## WHAT THE EXERCISE ASKS:
Comb through the entries for "this" and pull out each line that holds it.

## RECORDS FOR PROCESSING:
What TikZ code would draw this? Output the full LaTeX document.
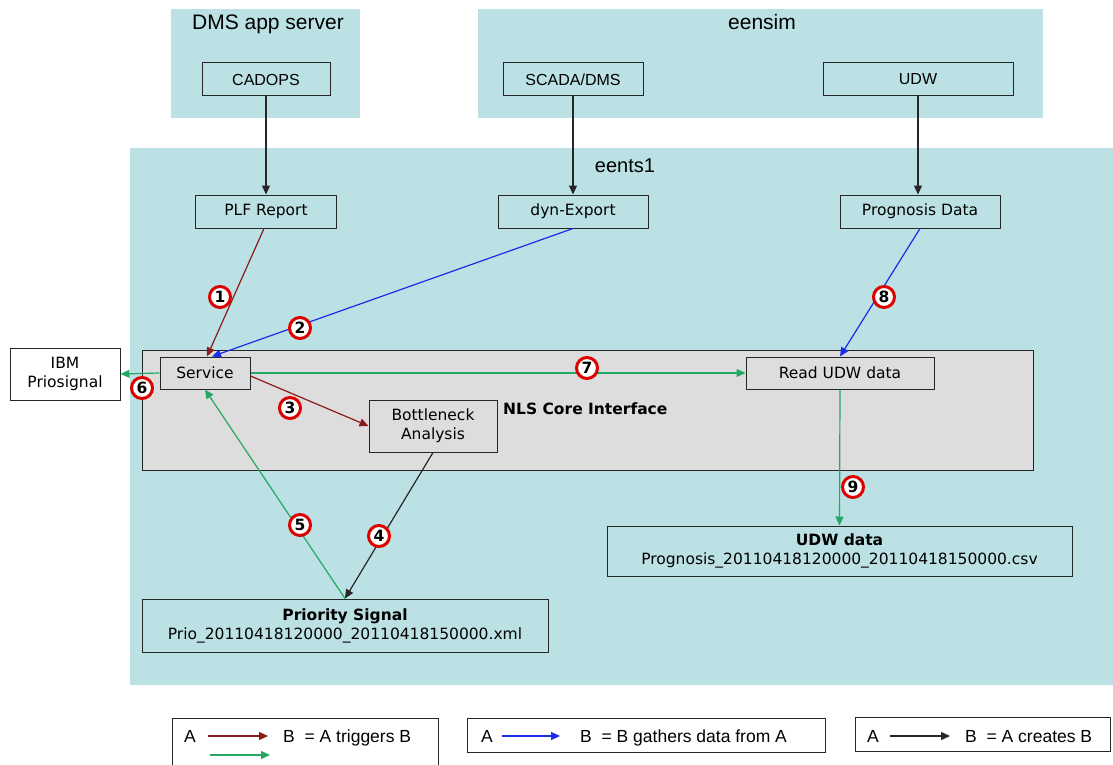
* * *
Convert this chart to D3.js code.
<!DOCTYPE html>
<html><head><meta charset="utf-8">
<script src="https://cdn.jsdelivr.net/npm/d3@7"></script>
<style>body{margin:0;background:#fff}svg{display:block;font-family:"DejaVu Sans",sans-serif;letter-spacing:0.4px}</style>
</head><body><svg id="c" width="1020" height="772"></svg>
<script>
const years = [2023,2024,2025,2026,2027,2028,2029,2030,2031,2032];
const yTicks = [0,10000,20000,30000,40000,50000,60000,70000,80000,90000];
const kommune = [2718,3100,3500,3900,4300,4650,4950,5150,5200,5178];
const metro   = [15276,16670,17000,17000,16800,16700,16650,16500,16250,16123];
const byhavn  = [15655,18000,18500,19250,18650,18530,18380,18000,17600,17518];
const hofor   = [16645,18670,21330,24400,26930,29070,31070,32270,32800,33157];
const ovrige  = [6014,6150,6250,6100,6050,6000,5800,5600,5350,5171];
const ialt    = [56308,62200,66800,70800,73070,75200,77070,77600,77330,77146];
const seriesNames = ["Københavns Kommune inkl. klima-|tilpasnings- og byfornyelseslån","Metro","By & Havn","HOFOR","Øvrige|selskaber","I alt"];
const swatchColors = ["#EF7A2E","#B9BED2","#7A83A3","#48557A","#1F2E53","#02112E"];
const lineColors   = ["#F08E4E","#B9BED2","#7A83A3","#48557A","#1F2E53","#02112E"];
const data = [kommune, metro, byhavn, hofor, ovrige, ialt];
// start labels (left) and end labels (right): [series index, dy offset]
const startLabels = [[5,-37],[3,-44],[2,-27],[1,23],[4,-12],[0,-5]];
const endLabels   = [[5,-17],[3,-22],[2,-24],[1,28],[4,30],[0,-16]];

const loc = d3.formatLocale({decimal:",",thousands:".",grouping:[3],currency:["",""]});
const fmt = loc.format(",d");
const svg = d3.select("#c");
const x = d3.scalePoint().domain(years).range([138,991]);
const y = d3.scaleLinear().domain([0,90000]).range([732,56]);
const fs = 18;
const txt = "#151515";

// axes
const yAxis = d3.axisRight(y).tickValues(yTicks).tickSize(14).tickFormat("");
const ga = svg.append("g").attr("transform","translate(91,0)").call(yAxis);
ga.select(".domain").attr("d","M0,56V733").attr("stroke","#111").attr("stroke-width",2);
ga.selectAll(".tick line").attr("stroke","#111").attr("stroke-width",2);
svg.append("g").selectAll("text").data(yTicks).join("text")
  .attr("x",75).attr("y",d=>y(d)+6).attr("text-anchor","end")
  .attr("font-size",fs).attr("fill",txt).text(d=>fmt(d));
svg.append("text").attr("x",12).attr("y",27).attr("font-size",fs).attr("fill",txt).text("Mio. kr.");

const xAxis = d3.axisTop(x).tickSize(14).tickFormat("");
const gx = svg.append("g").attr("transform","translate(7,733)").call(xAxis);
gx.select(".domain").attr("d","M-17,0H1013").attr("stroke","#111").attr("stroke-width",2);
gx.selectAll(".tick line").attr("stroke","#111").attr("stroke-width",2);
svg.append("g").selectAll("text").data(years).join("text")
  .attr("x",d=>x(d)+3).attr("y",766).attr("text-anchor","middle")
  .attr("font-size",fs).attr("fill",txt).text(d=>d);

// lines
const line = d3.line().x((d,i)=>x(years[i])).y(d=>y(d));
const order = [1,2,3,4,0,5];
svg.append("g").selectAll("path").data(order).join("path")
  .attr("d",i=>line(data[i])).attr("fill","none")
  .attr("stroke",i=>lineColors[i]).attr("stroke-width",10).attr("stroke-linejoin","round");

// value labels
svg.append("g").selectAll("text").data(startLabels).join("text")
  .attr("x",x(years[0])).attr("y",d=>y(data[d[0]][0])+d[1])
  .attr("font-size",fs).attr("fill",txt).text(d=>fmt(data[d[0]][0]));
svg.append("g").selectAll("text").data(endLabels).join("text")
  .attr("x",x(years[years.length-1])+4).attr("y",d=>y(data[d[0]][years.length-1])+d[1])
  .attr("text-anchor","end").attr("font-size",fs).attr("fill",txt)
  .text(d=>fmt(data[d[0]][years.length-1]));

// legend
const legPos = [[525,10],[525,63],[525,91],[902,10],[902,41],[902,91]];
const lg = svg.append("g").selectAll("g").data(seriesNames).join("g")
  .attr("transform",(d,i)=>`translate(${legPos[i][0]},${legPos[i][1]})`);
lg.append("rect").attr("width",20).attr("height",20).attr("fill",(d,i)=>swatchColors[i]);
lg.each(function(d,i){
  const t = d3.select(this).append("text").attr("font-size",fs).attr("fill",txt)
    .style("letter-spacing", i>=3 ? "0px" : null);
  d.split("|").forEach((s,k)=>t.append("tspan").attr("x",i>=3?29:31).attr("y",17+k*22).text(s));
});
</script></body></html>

## WRITTEN REPLY:
What TikZ code would draw this? Output the full LaTeX document.
Convert this chart to D3.js code.
  const t = d3.select(this).append("text").attr("font-size",fs).attr("fill",txt)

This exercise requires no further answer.